Fulton responded that “it would not have been hard to do, but it would have been hard to do in a meaningfully informative way,” because it is difficult to estimate how much of the project’s natural gas would be used to replace coal in power plants.
LLNL estimates only about 28% of Florida electricity came from coal in 2014 (see figure above).
FPL has been shutting down coal plants since then, leaving only a smaller number left that Sabal Trail gas could possibly be used to convert.
And why depend on third-party sources? NextEra, FPL’s parent, is a part-owner of Sabal Trail. FERC could make them cough up hard numbers.
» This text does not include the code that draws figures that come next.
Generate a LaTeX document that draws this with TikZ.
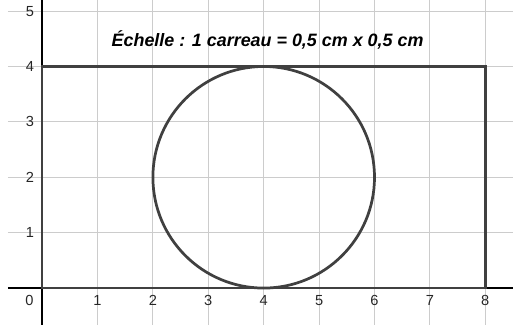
\documentclass[tikz,border=0pt]{standalone}
\usepackage{fontspec}
\setmainfont{Liberation Sans}
\usepackage{xcolor}
\usepackage{tikz}

\begin{document}
\begin{tikzpicture}
    \useasboundingbox (-0.76,-0.66) rectangle (8.5,5.2);
    \clip (-0.76,-0.66) rectangle (8.5,5.2);
    \coordinate (O) at (0, 0);
    \coordinate (A) at (8, 0);
    \coordinate (B) at (8, 4);
    \coordinate (C) at (0, 4);
    \coordinate (M) at (4, 2);

    \draw[black!20, line width=0.5pt] (-0.62,-0.66) grid (8.5,5.2);
    \draw[black, line width=1pt] (-0.62,0) -- (8.5,0);
    \draw[black, line width=1pt] (0,-0.66) -- (0,5.2);

    \foreach \x/\label in {
        1/1, 2/2, 3/3, 4/4, 5/5, 6/6, 7/7, 8/8
    }{
        \node[black!85, font=\fontsize{7.5}{8}\selectfont] (xl\x) at (\x,-0.23) {\label};
    }
    \foreach \y/\label in {
        1/1, 2/2, 3/3, 4/4, 5/5
    }{
        \node[black!85, font=\fontsize{7.5}{8}\selectfont] (yl\y) at (-0.22,\y) {\label};
    }
    \node[black!85, font=\fontsize{7.5}{8}\selectfont] (zero) at (-0.23,-0.23) {0};

    \draw[black!75, line width=1.4pt] (O) -- (A) -- (B) -- (C) -- cycle;
    \draw[black!75, line width=1.4pt] (M) circle (2);

    \node[font=\fontsize{9.2}{10}\selectfont\bfseries\itshape] (echelle) at (4.07,4.48)
        {Échelle : 1 carreau = 0,5 cm x 0,5 cm};
\end{tikzpicture}
\end{document}
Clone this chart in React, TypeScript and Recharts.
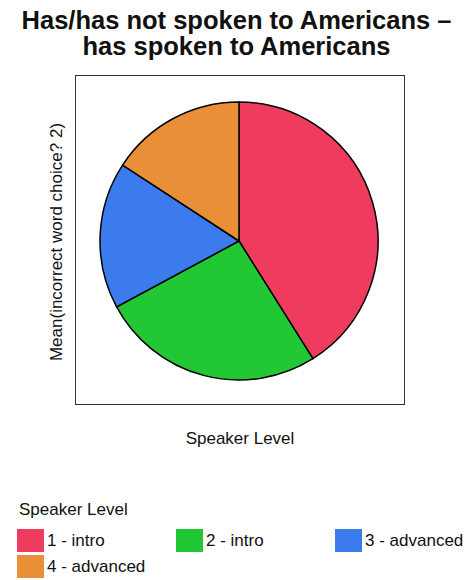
import { Cell, Pie, PieChart } from 'recharts';

const levels = ['1 - intro', '2 - intro', '3 - advanced', '4 - advanced'];
const means = [2.6, 1.65, 1.08, 1.0];
const colors = ['#ef3c5e', '#22c833', '#3b7bee', '#e88f38'];

const titleLines = ['Has/has not spoken to Americans –', 'has spoken to Americans'];
const yLabel = 'Mean(incorrect word choice? 2)';
const xLabel = 'Speaker Level';
const legendTitle = 'Speaker Level';

const data = levels.map((name, i) => ({ name, value: means[i] }));

const font = '"Liberation Sans", Arial, sans-serif';

export default function App() {
  return (
    <div style={{ position: 'absolute', left: 0, top: 0, width: 473, height: 580, background: '#fff', fontFamily: font, color: '#111' }}>
      <div style={{ position: 'absolute', left: 0, top: 7, width: 473, textAlign: 'center', fontWeight: 'bold', fontSize: 25.5, lineHeight: '26px' }}>
        {titleLines.map((t) => (
          <div key={t}>{t}</div>
        ))}
      </div>
      <div style={{ position: 'absolute', left: 75, top: 75, width: 328, height: 328, border: '1.5px solid #333' }} />
      <div style={{ position: 'absolute', left: 0, top: 0 }}>
        <PieChart width={473} height={480} margin={{ top: 0, right: 0, bottom: 0, left: 0 }}>
          <Pie
            data={data}
            dataKey="value"
            nameKey="name"
            cx={239}
            cy={241}
            outerRadius={139}
            startAngle={90}
            endAngle={-270}
            stroke="#000"
            strokeWidth={1.5}
            isAnimationActive={false}
          >
            {data.map((d, i) => (
              <Cell key={d.name} fill={colors[i]} />
            ))}
          </Pie>
        </PieChart>
      </div>
      <div style={{ position: 'absolute', left: 57, top: 242, transform: 'translate(-50%, -50%) rotate(-90deg)', whiteSpace: 'nowrap', fontSize: 17 }}>
        {yLabel}
      </div>
      <div style={{ position: 'absolute', left: 0, top: 429, width: 480, textAlign: 'center', fontSize: 17 }}>{xLabel}</div>
      <div style={{ position: 'absolute', left: 19, top: 500, fontSize: 17 }}>{legendTitle}</div>
      {levels.map((name, i) => (
        <div
          key={name}
          style={{ position: 'absolute', left: 17 + (i % 3) * 159, top: 529 + Math.floor(i / 3) * 26, display: 'flex', alignItems: 'center', fontSize: 17, whiteSpace: 'nowrap' }}
        >
          <span style={{ display: 'inline-block', width: 27, height: 23, background: colors[i], marginRight: 3 }} />
          {name}
        </div>
      ))}
    </div>
  );
}
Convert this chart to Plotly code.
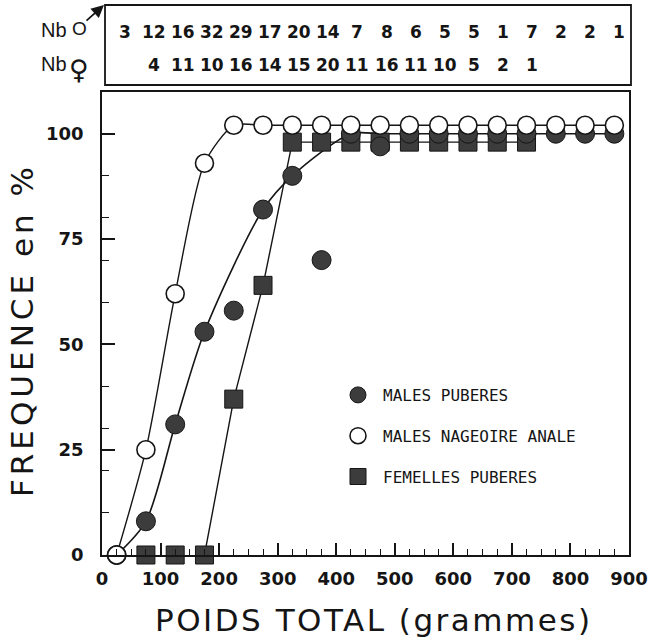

Of course, it actually is hard to quantify donwstream emissions, since pipelines, compressor stations, and gas plants leak unpredictably, but Sabal Trail doesn’t want to talk about that.
Whatever the actual number is, it’s way higher than the zero emissions generating power with solar panels would produce. That should be the real comparison; a comparison Sabal Trail and FERC studiously avoided ever entertaining seriously.
Sabal Trail’s one stab at considering solar power that I know of gave me much of what I needed to demonstrate that half of Sabal Trail’s acreage could generate just as much electricity through solar power.
And that was at 2014 solar prices.
For current solar prices, by the most conservative comparison I can come up with, for the $3.2 billion price tag for Sabal Trail and FSC, FPL could buy 5 times as much electricity from solar power, with no emissions, no emminent domain, no drilling under rivers or through wetlands, and no risk of leaks or explosions.
Maybe my numbers aren’t perfect. But where is Sabal Trail, FPL, or FERC’s similar comparison?
Oh, right, in its 2 February 2016 Order giving Sabal Trail a certificate of convenience and necessity (and federal eminent domain) FERC wrote:
“85. We also have no reason to contest Florida Power & Light’s purported demand for natural gas. The Florida Public Service Commission issued an order finding that Florida Power & Light had demonstrated a need for additional firm capacity.”
Back in 2013 FPL convinced the Florida PSC of that need by claiming Florida needed 13% more electricity over the following decade.
Yet in its April 2016 Ten Year Plan FPL admitted in boldface in the Executive Summary that:
“Difference: FPL does not project a significant long-term additional resource need until the years 2024 and 2025.”
Seems like FERC needs to revisit its paragraph 88.
And maybe somebody ought to sue FL-PSC, as well.